La invención de la fotografía dio visos de realidad a una de las virtudes del Arte: representar el momento, el instante y a la vez, hacerlo subjetivamente convirtiendo al autor en algo trascendental; no ya un fotógrafo, sino un artista.
Si hay alguien, que como artesano de la imagen, eleva la fotografía del instante preciso hacia parámetros sublimados de la técnica fotográfica, ese es Jacques Henri Lartigue.
Recientemente hemos podido disfrutar de su vida y obra en Zaragoza. Y cuando digo su vida hablo bien, pues Lartigue no cesó en su empeño de inmortalizar recuerdos a base de placas y negativos. Su obsesión era plasmar para siempre las imágenes que un día nos sobrevivirán. O, como él decía, subsanar esa especie de enfermedad por la que “todas las cosas que me maravillan se escapan sin que pueda guardarlas lo suficiente en la memoria.” Con ese continum merece la pena embriagarse de fotografías que muestran estados puros del movimiento, la velocidad y la existencia. Porque eso viene a confirmar que el cambio es vida.
El fotoperiodismo íntimo de Lartigue nos introduce en su vida sin caer en el voyeurismo que también alimenta al espectador. Nos regala partes de sus días. Una vida que él mismo atesoró en fotos y más fotos, álbumes y más álbumes. De esta manera construyó un legado de sí mismo. Hizo, de hecho, lo que yo sostengo: tras la experiencia sólo queda el recuerdo y nosotros, los fotógrafos, le damos forma con esa imagen tomada cuando formábamos parte de la vida.
La inmortalidad de la acción, del movimiento vital, es el leit motiv de Lartigue. Incluso por encima de enfoques y supuestos encuadres. Desde ese punto de vista, con Lartigue se aprende fotografía sólo con verla. Algo que no todos los fotógrafos pueden decir de sus obras.

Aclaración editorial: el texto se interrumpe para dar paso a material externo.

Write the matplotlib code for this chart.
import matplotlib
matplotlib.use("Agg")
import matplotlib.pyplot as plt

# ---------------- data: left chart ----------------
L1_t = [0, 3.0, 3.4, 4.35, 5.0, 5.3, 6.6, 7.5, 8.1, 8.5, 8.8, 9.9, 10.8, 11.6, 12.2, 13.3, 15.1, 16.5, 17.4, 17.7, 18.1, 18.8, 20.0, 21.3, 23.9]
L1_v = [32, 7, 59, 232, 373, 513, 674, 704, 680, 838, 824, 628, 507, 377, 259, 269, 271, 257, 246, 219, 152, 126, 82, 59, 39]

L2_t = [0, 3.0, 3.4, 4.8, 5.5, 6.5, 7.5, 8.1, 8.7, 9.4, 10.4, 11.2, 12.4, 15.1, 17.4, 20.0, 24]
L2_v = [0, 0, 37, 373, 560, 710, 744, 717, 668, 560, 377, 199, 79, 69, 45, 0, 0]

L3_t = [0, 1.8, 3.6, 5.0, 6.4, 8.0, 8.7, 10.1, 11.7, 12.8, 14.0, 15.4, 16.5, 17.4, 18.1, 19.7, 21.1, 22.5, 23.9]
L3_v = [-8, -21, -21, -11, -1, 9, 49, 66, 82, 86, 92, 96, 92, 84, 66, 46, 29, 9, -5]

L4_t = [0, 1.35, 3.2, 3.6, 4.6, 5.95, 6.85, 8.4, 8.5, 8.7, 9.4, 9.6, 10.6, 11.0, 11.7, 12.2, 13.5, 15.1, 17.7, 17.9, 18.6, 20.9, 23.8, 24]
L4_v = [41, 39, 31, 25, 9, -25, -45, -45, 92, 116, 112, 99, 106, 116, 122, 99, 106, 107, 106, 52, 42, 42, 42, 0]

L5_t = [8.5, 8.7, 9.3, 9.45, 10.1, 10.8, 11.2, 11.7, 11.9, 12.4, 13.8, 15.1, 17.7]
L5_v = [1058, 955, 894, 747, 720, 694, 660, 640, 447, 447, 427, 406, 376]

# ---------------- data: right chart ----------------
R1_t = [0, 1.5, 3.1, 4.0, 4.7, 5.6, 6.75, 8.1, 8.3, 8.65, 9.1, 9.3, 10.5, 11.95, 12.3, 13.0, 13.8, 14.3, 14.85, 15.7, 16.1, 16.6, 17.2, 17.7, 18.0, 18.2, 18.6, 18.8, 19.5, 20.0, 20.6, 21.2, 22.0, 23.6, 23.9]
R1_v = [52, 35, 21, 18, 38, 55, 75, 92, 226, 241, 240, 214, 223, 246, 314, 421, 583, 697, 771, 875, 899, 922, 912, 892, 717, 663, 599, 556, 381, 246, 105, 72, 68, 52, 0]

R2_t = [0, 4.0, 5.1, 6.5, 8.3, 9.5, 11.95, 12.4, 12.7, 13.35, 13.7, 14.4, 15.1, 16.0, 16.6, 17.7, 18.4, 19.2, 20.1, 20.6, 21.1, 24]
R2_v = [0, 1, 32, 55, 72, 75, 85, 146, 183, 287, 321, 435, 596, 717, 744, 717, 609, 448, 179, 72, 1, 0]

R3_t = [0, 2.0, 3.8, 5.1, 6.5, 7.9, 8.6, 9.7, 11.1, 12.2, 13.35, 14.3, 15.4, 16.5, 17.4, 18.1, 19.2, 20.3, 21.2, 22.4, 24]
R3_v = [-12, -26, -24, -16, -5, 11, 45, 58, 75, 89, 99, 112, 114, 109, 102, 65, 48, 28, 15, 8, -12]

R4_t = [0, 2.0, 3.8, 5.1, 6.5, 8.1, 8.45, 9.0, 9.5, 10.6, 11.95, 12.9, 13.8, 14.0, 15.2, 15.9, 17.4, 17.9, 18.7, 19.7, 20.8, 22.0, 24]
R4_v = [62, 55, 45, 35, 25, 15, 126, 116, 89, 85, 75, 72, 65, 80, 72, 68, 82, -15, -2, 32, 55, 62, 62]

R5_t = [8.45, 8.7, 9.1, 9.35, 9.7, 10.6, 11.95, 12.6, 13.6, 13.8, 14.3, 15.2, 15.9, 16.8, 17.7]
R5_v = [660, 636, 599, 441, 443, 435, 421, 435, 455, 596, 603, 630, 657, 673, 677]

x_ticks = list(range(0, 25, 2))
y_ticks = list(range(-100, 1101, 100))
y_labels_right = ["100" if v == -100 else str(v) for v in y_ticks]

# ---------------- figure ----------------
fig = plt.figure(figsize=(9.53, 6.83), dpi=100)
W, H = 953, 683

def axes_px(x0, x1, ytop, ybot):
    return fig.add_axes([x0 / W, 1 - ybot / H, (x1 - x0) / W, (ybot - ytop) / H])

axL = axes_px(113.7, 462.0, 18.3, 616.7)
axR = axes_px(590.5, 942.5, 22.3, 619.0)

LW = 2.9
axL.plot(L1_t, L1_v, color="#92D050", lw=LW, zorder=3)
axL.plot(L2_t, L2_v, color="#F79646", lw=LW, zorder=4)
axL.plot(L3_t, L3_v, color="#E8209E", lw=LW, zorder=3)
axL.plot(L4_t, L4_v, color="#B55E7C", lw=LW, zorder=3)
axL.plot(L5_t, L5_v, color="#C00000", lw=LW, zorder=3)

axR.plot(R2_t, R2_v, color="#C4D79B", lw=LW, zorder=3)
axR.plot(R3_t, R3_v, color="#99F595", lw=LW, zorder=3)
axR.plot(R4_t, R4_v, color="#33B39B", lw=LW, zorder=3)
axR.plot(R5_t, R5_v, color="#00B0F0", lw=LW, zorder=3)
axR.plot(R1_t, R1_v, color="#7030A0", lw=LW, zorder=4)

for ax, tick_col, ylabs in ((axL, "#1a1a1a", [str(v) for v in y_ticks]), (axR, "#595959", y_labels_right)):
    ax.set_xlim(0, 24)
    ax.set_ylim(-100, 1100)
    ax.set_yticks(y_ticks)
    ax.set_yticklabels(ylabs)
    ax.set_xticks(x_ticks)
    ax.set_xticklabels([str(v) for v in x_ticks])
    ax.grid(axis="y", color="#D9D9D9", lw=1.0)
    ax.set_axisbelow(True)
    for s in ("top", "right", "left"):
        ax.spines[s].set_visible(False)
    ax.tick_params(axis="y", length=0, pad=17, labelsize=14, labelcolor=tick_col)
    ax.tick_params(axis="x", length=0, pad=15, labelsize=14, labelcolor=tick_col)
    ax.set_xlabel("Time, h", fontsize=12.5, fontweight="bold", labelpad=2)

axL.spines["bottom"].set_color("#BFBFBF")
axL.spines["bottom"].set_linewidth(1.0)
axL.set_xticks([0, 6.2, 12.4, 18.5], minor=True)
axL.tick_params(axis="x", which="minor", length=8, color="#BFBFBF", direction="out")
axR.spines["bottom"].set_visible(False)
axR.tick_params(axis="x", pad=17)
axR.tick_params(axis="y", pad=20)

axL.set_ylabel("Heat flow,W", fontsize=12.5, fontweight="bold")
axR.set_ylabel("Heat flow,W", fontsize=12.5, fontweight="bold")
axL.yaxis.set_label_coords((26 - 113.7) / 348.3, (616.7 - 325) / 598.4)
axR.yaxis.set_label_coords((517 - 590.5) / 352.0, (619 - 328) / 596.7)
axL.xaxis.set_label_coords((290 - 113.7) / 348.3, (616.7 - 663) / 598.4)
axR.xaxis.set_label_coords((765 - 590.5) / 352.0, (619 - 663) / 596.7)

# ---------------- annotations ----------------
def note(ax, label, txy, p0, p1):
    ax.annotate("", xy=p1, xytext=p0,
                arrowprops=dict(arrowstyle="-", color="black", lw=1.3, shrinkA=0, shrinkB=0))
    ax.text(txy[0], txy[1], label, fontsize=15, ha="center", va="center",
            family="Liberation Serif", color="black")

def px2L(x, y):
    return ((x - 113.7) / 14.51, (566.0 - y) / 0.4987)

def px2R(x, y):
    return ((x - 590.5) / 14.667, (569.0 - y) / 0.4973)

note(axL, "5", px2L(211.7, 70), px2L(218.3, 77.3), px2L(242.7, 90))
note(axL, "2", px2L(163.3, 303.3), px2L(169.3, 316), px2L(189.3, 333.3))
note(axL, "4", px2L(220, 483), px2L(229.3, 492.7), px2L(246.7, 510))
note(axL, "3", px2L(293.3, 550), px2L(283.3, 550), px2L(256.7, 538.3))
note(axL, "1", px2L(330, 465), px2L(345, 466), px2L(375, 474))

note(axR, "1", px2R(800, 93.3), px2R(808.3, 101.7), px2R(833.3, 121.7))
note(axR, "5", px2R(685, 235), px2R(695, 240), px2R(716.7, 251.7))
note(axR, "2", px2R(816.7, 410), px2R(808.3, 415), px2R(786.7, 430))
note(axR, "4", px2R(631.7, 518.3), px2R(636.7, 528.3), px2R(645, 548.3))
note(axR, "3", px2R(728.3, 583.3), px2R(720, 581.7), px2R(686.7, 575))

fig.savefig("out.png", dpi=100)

Ahora que se cumplen veinticinco años de su muerte, me quedo con el retratista de la vida que fue. Como él, comparto cierta complacencia en el pasado, retroalimentando el futuro más que necesario. Y aunque no le alabe el gusto en todo, reconozco y aprendo del maestro y su obra, hasta el vértigo del momento que llega a producir estar vivo.